» EXERCISE:
Set down word for word each line from the start of the listing through the line that contains "const yTicks = [0, 50, 100, 150, 200, 250, 300, 350];", both included.

» DATASET EXTRACT:

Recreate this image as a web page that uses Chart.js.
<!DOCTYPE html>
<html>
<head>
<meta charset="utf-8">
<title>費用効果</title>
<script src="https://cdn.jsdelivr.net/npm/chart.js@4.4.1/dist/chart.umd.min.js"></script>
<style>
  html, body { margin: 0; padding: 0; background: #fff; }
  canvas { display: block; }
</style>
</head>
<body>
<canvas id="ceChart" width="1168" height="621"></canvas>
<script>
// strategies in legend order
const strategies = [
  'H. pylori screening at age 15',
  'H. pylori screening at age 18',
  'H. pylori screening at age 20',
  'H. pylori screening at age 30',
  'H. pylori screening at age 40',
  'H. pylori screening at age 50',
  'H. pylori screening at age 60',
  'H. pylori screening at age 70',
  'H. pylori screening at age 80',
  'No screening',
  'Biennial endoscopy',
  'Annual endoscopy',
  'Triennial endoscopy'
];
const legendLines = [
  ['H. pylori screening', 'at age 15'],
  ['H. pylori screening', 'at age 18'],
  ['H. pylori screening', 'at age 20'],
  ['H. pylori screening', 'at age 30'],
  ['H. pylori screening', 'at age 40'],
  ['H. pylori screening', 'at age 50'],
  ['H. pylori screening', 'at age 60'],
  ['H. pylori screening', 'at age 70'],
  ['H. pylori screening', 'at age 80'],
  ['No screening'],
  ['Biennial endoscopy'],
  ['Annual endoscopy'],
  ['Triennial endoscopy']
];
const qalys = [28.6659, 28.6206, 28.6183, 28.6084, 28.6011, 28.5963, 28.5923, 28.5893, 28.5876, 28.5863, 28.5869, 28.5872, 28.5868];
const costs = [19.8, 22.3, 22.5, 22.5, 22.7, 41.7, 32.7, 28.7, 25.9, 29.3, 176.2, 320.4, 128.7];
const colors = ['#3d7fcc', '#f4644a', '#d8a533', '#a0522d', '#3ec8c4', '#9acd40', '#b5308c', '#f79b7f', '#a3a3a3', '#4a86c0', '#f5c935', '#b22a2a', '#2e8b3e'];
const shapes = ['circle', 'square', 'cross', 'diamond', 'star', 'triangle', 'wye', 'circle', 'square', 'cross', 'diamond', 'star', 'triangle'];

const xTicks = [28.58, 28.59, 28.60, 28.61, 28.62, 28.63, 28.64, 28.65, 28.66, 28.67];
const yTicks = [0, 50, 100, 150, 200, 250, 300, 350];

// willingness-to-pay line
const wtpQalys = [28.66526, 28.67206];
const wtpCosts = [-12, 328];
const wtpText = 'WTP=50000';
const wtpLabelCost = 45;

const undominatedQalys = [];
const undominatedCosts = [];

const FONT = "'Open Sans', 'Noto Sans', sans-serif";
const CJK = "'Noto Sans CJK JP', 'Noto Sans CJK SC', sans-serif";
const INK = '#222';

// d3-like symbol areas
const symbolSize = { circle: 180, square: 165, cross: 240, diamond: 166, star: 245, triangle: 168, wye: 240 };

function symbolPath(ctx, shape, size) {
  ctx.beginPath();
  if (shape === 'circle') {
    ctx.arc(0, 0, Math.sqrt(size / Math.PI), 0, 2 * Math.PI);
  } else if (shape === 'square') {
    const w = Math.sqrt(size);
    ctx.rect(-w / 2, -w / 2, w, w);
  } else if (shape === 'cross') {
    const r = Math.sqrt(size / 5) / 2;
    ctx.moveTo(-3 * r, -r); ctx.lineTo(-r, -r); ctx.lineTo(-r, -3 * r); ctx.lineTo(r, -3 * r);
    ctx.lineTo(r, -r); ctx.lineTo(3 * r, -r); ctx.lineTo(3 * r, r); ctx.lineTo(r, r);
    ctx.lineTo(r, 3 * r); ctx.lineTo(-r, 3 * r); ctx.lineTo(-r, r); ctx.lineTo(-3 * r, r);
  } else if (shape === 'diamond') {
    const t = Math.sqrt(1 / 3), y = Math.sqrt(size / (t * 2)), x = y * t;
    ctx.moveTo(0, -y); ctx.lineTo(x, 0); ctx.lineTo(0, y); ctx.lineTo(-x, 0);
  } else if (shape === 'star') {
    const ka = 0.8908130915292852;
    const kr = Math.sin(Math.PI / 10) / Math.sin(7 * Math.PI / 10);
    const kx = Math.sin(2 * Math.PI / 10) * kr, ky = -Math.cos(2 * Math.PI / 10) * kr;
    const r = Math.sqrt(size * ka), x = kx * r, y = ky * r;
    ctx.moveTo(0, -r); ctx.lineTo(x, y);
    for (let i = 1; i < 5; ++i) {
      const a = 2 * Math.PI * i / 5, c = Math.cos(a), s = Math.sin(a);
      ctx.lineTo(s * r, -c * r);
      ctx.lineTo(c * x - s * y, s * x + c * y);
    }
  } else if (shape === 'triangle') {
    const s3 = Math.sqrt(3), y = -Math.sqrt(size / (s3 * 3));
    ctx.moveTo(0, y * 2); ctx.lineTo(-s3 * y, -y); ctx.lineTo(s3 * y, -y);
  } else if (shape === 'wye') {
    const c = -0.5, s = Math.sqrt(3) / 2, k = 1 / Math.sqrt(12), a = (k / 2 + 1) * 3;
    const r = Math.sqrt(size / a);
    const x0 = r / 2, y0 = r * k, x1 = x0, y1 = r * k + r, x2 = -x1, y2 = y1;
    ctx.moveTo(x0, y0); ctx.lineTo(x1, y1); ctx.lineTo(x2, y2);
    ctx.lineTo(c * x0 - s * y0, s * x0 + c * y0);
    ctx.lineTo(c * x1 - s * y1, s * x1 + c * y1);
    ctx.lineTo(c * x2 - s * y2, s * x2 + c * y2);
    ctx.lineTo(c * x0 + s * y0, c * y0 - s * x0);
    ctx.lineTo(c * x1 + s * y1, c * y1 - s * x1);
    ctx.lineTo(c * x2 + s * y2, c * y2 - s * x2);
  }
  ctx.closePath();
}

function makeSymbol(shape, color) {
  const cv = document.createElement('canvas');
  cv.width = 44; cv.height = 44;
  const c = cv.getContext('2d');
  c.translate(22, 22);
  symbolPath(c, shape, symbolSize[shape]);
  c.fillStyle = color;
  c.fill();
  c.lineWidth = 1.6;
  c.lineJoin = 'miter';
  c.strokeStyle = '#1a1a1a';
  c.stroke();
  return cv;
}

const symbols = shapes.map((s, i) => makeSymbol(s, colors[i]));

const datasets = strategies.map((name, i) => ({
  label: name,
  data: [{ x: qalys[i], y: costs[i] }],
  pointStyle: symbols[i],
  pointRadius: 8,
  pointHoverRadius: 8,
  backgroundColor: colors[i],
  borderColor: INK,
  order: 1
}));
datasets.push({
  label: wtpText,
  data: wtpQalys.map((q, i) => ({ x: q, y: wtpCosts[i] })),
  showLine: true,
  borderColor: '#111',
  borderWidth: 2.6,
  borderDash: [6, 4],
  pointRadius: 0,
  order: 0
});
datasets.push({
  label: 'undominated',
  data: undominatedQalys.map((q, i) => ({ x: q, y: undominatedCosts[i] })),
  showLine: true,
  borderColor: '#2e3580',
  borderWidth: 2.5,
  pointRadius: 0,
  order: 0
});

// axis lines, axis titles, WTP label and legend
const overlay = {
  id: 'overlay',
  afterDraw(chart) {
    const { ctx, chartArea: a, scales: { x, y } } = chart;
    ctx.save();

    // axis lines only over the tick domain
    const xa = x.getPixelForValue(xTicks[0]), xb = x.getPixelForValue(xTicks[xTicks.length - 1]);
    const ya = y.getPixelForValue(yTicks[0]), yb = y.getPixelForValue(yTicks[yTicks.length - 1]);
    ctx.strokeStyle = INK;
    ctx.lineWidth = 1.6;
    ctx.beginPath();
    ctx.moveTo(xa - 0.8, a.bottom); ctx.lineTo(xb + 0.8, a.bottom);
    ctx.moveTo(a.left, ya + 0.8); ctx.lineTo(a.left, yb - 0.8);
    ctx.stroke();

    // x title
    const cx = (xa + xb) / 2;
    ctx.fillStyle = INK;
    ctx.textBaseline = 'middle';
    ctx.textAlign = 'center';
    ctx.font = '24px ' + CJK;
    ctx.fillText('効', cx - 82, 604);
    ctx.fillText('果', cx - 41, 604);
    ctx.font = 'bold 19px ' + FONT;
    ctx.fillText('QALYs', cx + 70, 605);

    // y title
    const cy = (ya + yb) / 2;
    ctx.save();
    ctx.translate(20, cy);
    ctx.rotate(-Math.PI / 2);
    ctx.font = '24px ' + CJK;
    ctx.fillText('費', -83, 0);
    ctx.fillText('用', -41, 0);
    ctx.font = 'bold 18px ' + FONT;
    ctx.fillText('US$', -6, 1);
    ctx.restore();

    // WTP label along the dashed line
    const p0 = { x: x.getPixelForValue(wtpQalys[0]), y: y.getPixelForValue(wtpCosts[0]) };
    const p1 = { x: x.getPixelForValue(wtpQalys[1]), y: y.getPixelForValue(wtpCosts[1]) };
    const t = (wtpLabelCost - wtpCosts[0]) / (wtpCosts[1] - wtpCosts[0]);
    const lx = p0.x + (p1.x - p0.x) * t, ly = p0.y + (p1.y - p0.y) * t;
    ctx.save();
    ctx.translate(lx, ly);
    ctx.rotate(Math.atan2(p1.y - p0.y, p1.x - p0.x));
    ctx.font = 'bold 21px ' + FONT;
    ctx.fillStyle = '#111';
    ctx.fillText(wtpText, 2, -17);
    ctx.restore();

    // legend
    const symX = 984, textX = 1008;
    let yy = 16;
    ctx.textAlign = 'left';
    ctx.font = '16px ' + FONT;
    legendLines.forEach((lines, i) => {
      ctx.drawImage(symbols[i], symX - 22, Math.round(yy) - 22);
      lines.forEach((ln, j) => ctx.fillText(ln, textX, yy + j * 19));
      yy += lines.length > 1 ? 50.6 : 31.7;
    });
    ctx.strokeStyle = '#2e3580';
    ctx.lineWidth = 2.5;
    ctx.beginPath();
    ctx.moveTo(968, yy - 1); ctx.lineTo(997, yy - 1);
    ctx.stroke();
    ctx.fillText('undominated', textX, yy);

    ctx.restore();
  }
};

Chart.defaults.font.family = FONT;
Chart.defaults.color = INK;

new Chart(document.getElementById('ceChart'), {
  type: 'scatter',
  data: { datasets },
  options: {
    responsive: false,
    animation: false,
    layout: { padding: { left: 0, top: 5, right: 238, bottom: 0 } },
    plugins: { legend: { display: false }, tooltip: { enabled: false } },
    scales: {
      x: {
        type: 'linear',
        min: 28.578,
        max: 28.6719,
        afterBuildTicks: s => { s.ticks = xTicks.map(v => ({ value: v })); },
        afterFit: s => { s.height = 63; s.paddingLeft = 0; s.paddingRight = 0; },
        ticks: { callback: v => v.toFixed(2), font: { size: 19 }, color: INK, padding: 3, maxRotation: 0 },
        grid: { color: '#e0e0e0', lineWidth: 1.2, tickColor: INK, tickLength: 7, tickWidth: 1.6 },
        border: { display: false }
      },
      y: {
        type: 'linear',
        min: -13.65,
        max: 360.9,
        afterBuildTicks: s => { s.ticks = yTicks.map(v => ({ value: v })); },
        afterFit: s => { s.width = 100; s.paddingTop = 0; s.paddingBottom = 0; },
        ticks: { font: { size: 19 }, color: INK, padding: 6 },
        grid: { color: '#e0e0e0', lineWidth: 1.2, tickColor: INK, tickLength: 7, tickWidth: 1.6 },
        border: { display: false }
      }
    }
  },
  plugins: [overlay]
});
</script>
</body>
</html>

» ANSWER TO THIS EXERCISE:
Recreate this image as a web page that uses Chart.js.
<!DOCTYPE html>
<html>
<head>
<meta charset="utf-8">
<title>費用効果</title>
<script src="https://cdn.jsdelivr.net/npm/chart.js@4.4.1/dist/chart.umd.min.js"></script>
<style>
  html, body { margin: 0; padding: 0; background: #fff; }
  canvas { display: block; }
</style>
</head>
<body>
<canvas id="ceChart" width="1168" height="621"></canvas>
<script>
// strategies in legend order
const strategies = [
  'H. pylori screening at age 15',
  'H. pylori screening at age 18',
  'H. pylori screening at age 20',
  'H. pylori screening at age 30',
  'H. pylori screening at age 40',
  'H. pylori screening at age 50',
  'H. pylori screening at age 60',
  'H. pylori screening at age 70',
  'H. pylori screening at age 80',
  'No screening',
  'Biennial endoscopy',
  'Annual endoscopy',
  'Triennial endoscopy'
];
const legendLines = [
  ['H. pylori screening', 'at age 15'],
  ['H. pylori screening', 'at age 18'],
  ['H. pylori screening', 'at age 20'],
  ['H. pylori screening', 'at age 30'],
  ['H. pylori screening', 'at age 40'],
  ['H. pylori screening', 'at age 50'],
  ['H. pylori screening', 'at age 60'],
  ['H. pylori screening', 'at age 70'],
  ['H. pylori screening', 'at age 80'],
  ['No screening'],
  ['Biennial endoscopy'],
  ['Annual endoscopy'],
  ['Triennial endoscopy']
];
const qalys = [28.6659, 28.6206, 28.6183, 28.6084, 28.6011, 28.5963, 28.5923, 28.5893, 28.5876, 28.5863, 28.5869, 28.5872, 28.5868];
const costs = [19.8, 22.3, 22.5, 22.5, 22.7, 41.7, 32.7, 28.7, 25.9, 29.3, 176.2, 320.4, 128.7];
const colors = ['#3d7fcc', '#f4644a', '#d8a533', '#a0522d', '#3ec8c4', '#9acd40', '#b5308c', '#f79b7f', '#a3a3a3', '#4a86c0', '#f5c935', '#b22a2a', '#2e8b3e'];
const shapes = ['circle', 'square', 'cross', 'diamond', 'star', 'triangle', 'wye', 'circle', 'square', 'cross', 'diamond', 'star', 'triangle'];

const xTicks = [28.58, 28.59, 28.60, 28.61, 28.62, 28.63, 28.64, 28.65, 28.66, 28.67];
const yTicks = [0, 50, 100, 150, 200, 250, 300, 350];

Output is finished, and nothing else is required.